In its initial 2017 report, CHRBL selected 98 publically traded companies from the agricultural, apparel and extractive industries then gathered publicly available company information as well as brand input. It’s important to note that unavailable information negatively affects ratings and this metric is meant as a proxy for corporate human rights conduct.
What the report reveals is quite shocking. The average rating across industries was a surprisingly low 28.7 percent with three leading companies – BHP Billiton, Marks & Spencer Group, and RioTinto – scoring between 60 and 69 percent. What’s more, 62 of the 98 companies received a rating below 30 percent. These findings indicate that corporations have immense potential to improve human rights practices and this benchmark is an excellent way to track progress and inspire innovation.
Here’s how to avoid the three most common mistakes companies make when addressing human rights:
1. Follow up on commitments: A growing number of businesses honor the need to address human rights and are receptive to high-level processes and due diligence frameworks. While this is a good start, companies tend to fall off when it comes to implementing, monitoring, reviewing, adjusting programs and communicating progresses and failures.
A company showing true leadership in human rights accountability is Nestle.
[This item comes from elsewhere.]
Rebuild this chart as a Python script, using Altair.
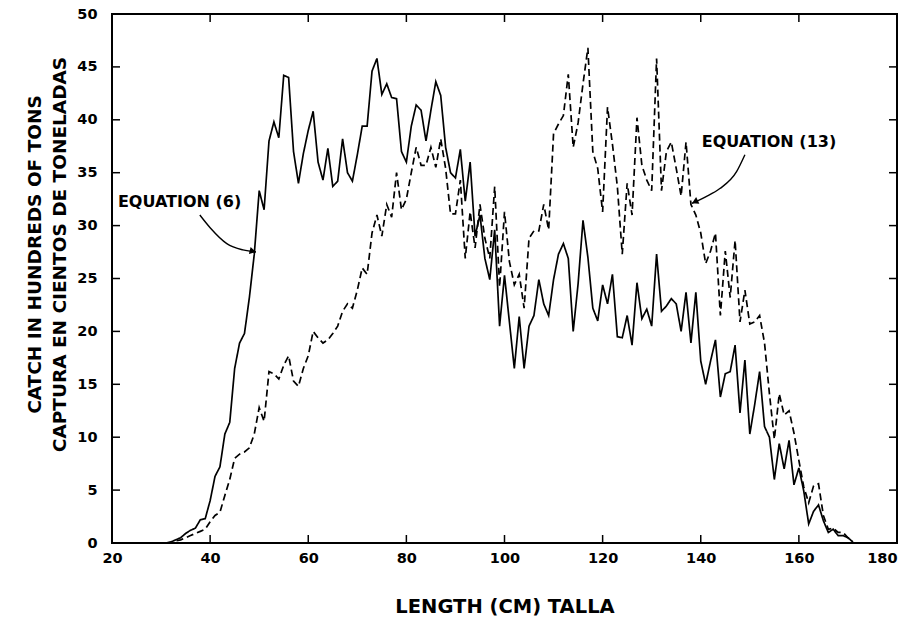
import altair as alt
import pandas as pd

# Length classes (cm)
length_cm = [
    31, 32, 33, 34, 35, 36, 37, 38, 39, 40,
    41, 42, 43, 44, 45, 46, 47, 48, 49, 50,
    51, 52, 53, 54, 55, 56, 57, 58, 59, 60,
    61, 62, 63, 64, 65, 66, 67, 68, 69, 70,
    71, 72, 73, 74, 75, 76, 77, 78, 79, 80,
    81, 82, 83, 84, 85, 86, 87, 88, 89, 90,
    91, 92, 93, 94, 95, 96, 97, 98, 99, 100,
    101, 102, 103, 104, 105, 106, 107, 108, 109, 110,
    111, 112, 113, 114, 115, 116, 117, 118, 119, 120,
    121, 122, 123, 124, 125, 126, 127, 128, 129, 130,
    131, 132, 133, 134, 135, 136, 137, 138, 139, 140,
    141, 142, 143, 144, 145, 146, 147, 148, 149, 150,
    151, 152, 153, 154, 155, 156, 157, 158, 159, 160,
    161, 162, 163, 164, 165, 166, 167, 168, 169, 170,
    171,
]

# Catch (hundreds of tons) by length, Equation (6) - solid line
catch_eq6 = [
    0.0, 0.1, 0.3, 0.5, 0.9, 1.2, 1.4, 2.2, 2.3, 4.0,
    6.3, 7.2, 10.3, 11.4, 16.5, 18.9, 19.8, 23.2, 27.3, 33.3,
    31.5, 38.0, 39.8, 38.3, 44.2, 44.0, 37.0, 34.0, 36.8, 39.0,
    40.8, 36.0, 34.3, 37.3, 33.7, 34.2, 38.2, 35.0, 34.2, 36.7,
    39.4, 39.4, 44.6, 45.8, 42.4, 43.4, 42.1, 42.0, 37.0, 36.0,
    39.4, 41.4, 40.9, 38.0, 40.9, 43.6, 42.3, 37.4, 35.0, 34.5,
    37.2, 32.3, 36.0, 29.0, 31.0, 26.9, 24.9, 29.6, 20.5, 25.3,
    20.9, 16.5, 21.4, 16.5, 20.5, 21.5, 24.9, 22.6, 21.5, 24.9,
    27.3, 28.3, 26.9, 20.0, 24.5, 30.5, 27.0, 22.2, 21.0, 24.4,
    22.6, 25.4, 19.5, 19.4, 21.5, 18.7, 24.6, 21.2, 22.1, 20.5,
    27.3, 21.9, 22.4, 23.1, 22.6, 20.0, 23.7, 18.9, 23.7, 17.2,
    15.0, 17.2, 19.2, 13.8, 16.0, 16.2, 18.7, 12.3, 17.3, 10.3,
    13.1, 16.2, 11.0, 10.0, 6.0, 9.4, 7.0, 9.7, 5.5, 7.1,
    4.9, 1.8, 3.0, 3.6, 2.1, 1.0, 1.3, 0.7, 0.7, 0.5,
    0.1,
]

# Catch (hundreds of tons) by length, Equation (13) - dashed line
catch_eq13 = [
    0.0, 0.0, 0.2, 0.3, 0.5, 0.7, 0.9, 1.1, 1.3, 2.0,
    2.6, 2.9, 4.5, 6.0, 8.0, 8.4, 8.6, 9.0, 10.3, 12.8,
    11.5, 16.2, 16.0, 15.5, 16.8, 17.7, 15.3, 14.8, 16.5, 17.7,
    20.0, 19.4, 18.9, 19.2, 19.8, 20.5, 21.9, 22.6, 22.2, 23.9,
    26.0, 25.4, 29.3, 31.0, 29.0, 32.0, 30.8, 35.0, 31.5, 32.5,
    35.0, 37.4, 35.7, 35.7, 37.4, 35.5, 38.2, 35.4, 31.1, 31.1,
    34.3, 26.9, 31.3, 27.9, 32.0, 28.8, 26.9, 33.7, 24.2, 31.3,
    26.6, 24.4, 25.4, 22.2, 28.8, 29.5, 29.5, 32.0, 29.6, 38.7,
    39.6, 40.4, 44.3, 37.4, 39.7, 43.4, 46.8, 37.0, 35.4, 31.3,
    41.2, 37.7, 33.7, 27.3, 34.0, 31.0, 40.2, 35.7, 34.3, 33.3,
    45.8, 33.3, 37.0, 37.9, 35.4, 32.8, 37.9, 32.0, 31.0, 29.3,
    26.4, 27.6, 29.3, 21.5, 27.6, 23.2, 28.6, 20.9, 23.9, 20.7,
    20.9, 21.5, 18.9, 14.1, 9.8, 14.1, 12.1, 12.5, 10.4, 7.8,
    5.3, 3.8, 5.4, 5.6, 2.6, 1.3, 1.4, 1.0, 1.0, 0.5,
    0.1,
]

series_names = ["EQUATION (6)", "EQUATION (13)"]

x_ticks = [20, 40, 60, 80, 100, 120, 140, 160, 180]
y_ticks = [0, 5, 10, 15, 20, 25, 30, 35, 40, 45, 50]
x_inner_ticks = [40, 60, 80, 100, 120, 140, 160]
y_inner_ticks = [5, 10, 15, 20, 25, 30, 35, 40, 45]

# Label placement and pointer arrows (data units)
label_x = [21.2, 140.2]
label_y = [32.2, 37.9]
arrow6_x = [37.9, 40.0, 43.4, 46.7, 49.35]
arrow6_y = [31.0, 29.8, 28.3, 27.7, 27.5]
arrow13_x = [149.0, 147.3, 143.9, 140.9, 138.2]
arrow13_y = [36.7, 35.1, 33.5, 32.7, 32.1]
head_x = [48.5, 139.0]
head_y = [27.6, 32.3]
head_angle = [104, 244]

FONT = "DejaVu Sans"
W, H = 785, 529
TICK = 8

n = len(length_cm)
curves = pd.DataFrame({
    "length": length_cm + length_cm,
    "catch": catch_eq6 + catch_eq13,
    "series": [series_names[0]] * n + [series_names[1]] * n,
})

x_scale = alt.Scale(domain=[20, 180], nice=False, zero=False)
y_scale = alt.Scale(domain=[0, 50], nice=False, zero=False)

x_axis = alt.Axis(
    values=x_ticks, format="d", grid=False, ticks=False, tickSize=0, domain=False,
    labelFont=FONT, labelFontWeight="bold", labelFontSize=14.5, labelColor="black",
    labelPadding=8, labelFlush=False,
    labelAlign={"condition": {"test": "datum.value >= 180", "value": "right"},
                "value": "center"},
    title="LENGTH (CM) TALLA", titleFont=FONT, titleFontWeight="bold",
    titleFontSize=19.5, titleColor="black", titleBaseline="alphabetic", titleY=69,
)
y_axis = alt.Axis(
    values=y_ticks, format="d", grid=False, ticks=False, tickSize=0, domain=False,
    labelFont=FONT, labelFontWeight="bold", labelFontSize=14.5, labelColor="black",
    labelPadding=15, labelFlush=False,
    title=["CATCH IN HUNDREDS OF TONS", "CAPTURA EN CIENTOS DE TONELADAS"],
    titleFont=FONT, titleFontWeight="bold", titleFontSize=18.5, titleColor="black",
    titleBaseline="alphabetic", titleLineHeight=25, titleX=-72, titleY=240,
    titleAngle=-90, titleAlign="center",
)


def xq(field):
    return alt.X(field, type="quantitative", scale=x_scale, axis=x_axis)


def yq(field):
    return alt.Y(field, type="quantitative", scale=y_scale, axis=y_axis)


lines = alt.Chart(curves).mark_line(color="black", strokeWidth=1.7).encode(
    x=xq("length"),
    y=yq("catch"),
    strokeDash=alt.StrokeDash(
        "series:N",
        scale=alt.Scale(domain=series_names, range=[[1, 0], [7, 4]]),
        legend=None,
    ),
)

ytick_df = pd.DataFrame({"v": y_inner_ticks})
xtick_df = pd.DataFrame({"v": x_inner_ticks})

left_ticks = alt.Chart(ytick_df).mark_rule(color="black", strokeWidth=1.5).encode(
    y=yq("v"), x=alt.value(0), x2=alt.value(TICK))
right_ticks = alt.Chart(ytick_df).mark_rule(color="black", strokeWidth=1.5).encode(
    y=yq("v"), x=alt.value(W - TICK), x2=alt.value(W))
bottom_ticks = alt.Chart(xtick_df).mark_rule(color="black", strokeWidth=1.5).encode(
    x=xq("v"), y=alt.value(H - TICK), y2=alt.value(H))
top_ticks = alt.Chart(xtick_df).mark_rule(color="black", strokeWidth=1.5).encode(
    x=xq("v"), y=alt.value(0), y2=alt.value(TICK))

labels_df = pd.DataFrame({"x": label_x, "y": label_y, "label": series_names})
labels = alt.Chart(labels_df).mark_text(
    align="left", baseline="middle", font=FONT, fontWeight="bold",
    fontSize=16, color="black",
).encode(
    x=xq("x"),
    y=yq("y"),
    text="label:N",
)

arrows_df = pd.DataFrame({
    "x": arrow6_x + arrow13_x,
    "y": arrow6_y + arrow13_y,
    "arrow": ["a6"] * len(arrow6_x) + ["a13"] * len(arrow13_x),
    "step": list(range(len(arrow6_x))) + list(range(len(arrow13_x))),
})
arrows = alt.Chart(arrows_df).mark_line(
    color="black", strokeWidth=1.4, interpolate="monotone"
).encode(
    x=xq("x"),
    y=yq("y"),
    detail="arrow:N",
    order="step:Q",
)

heads_df = pd.DataFrame({"x": head_x, "y": head_y, "rot": head_angle})
heads = alt.Chart(heads_df).mark_point(
    shape="triangle", filled=True, size=55, color="black", opacity=1
).encode(
    x=xq("x"),
    y=yq("y"),
    angle=alt.Angle("rot:Q", scale=None),
)

chart = alt.layer(
    lines, left_ticks, right_ticks, bottom_ticks, top_ticks, labels, arrows, heads
).properties(
    width=W,
    height=H,
    padding={"left": 112, "top": 14, "right": 11, "bottom": 78},
    autosize=alt.AutoSizeParams(type="none"),
    background="white",
).configure_view(
    stroke="black", strokeWidth=2
)

chart.save("out.html", embed_options={"renderer": "svg", "actions": False})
The international food brand developed a Human Rights Due Diligence Programme – based on the UN Guiding Principles Reporting Framework – to understand, improve upon and share their human rights practices. After heeding concerns about human rights offenses in seafood supply chains, Nestle released an Action Plan to promote best practices in its Thai operations. What’s more, the company trained over 77 thousand employees across 66 countries from 2011 to 2015 on responsible sourcing and human rights practices. By monitoring and sharing human rights protocol throughout its supply chain and making the effort to spread proper conduct throughout the business Nestle has distinguished itself as a leader in human rights.